One plus one should equal two.
The country’s largest disability rights organization sought to confirm that over the past year in the realm of special education for a most vulnerable population.
What researchers from Disability Rights California sadly found out was this: A seemingly simple equation just doesn’t add up.
All children in California who attend a public school and have a demonstrated need for special education services are lawfully entitled to receive them. A recent article on the topic duly notes their right to “have an Individualized Education Program (IEP), documenting their educational abilities and outlining what services [they] might be eligible for.”
Many undocumented minors lacking parents or separated from them reside in California. A specific federal agency is tasked with ensuring their well-being. The Office of Refugee Resettlement (ORR) internal guidelines stipulate that children under its charge with special needs be placed in facilities as part of the “general population” and also receive appropriate educational services.
Thus, all California children are entitled to a meaningful education, with those having special needs being provided tailored services they are eligible for that optimally promote their learning potential.

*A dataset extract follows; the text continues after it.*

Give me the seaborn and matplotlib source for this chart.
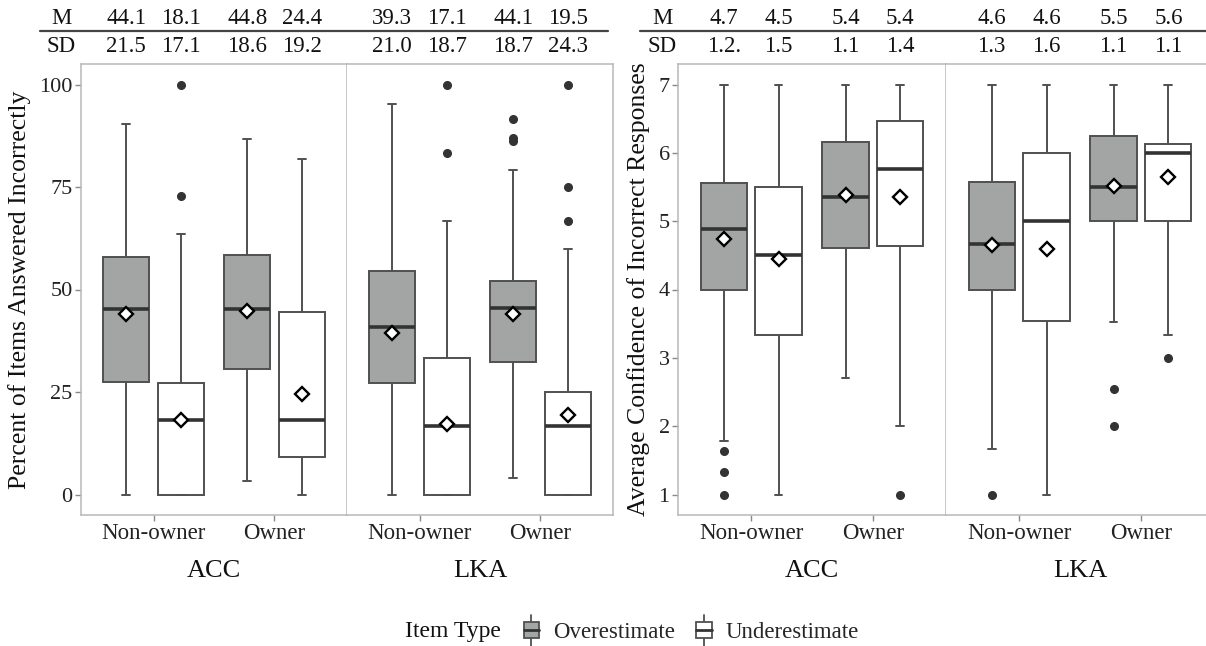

That one plus one – there is an entitlement to receive special educational services, and it applies to undocumented children equally as much as to others – should result in a clear reality.
That is this: the children being housed in ORR facilities who need special ed services should be routinely receiving them.
Is that the case?
Sadly, DRC says that it isn’t. An organizational spokesperson states that research actually reveals only a few instances of ORR-housed children “receiving any kind of in-depth Individualized Education Programs.”
That is lamentable, of course, and materially concerning. Hopefully the glare emanating from the DCR report will yield fast and meaningful change.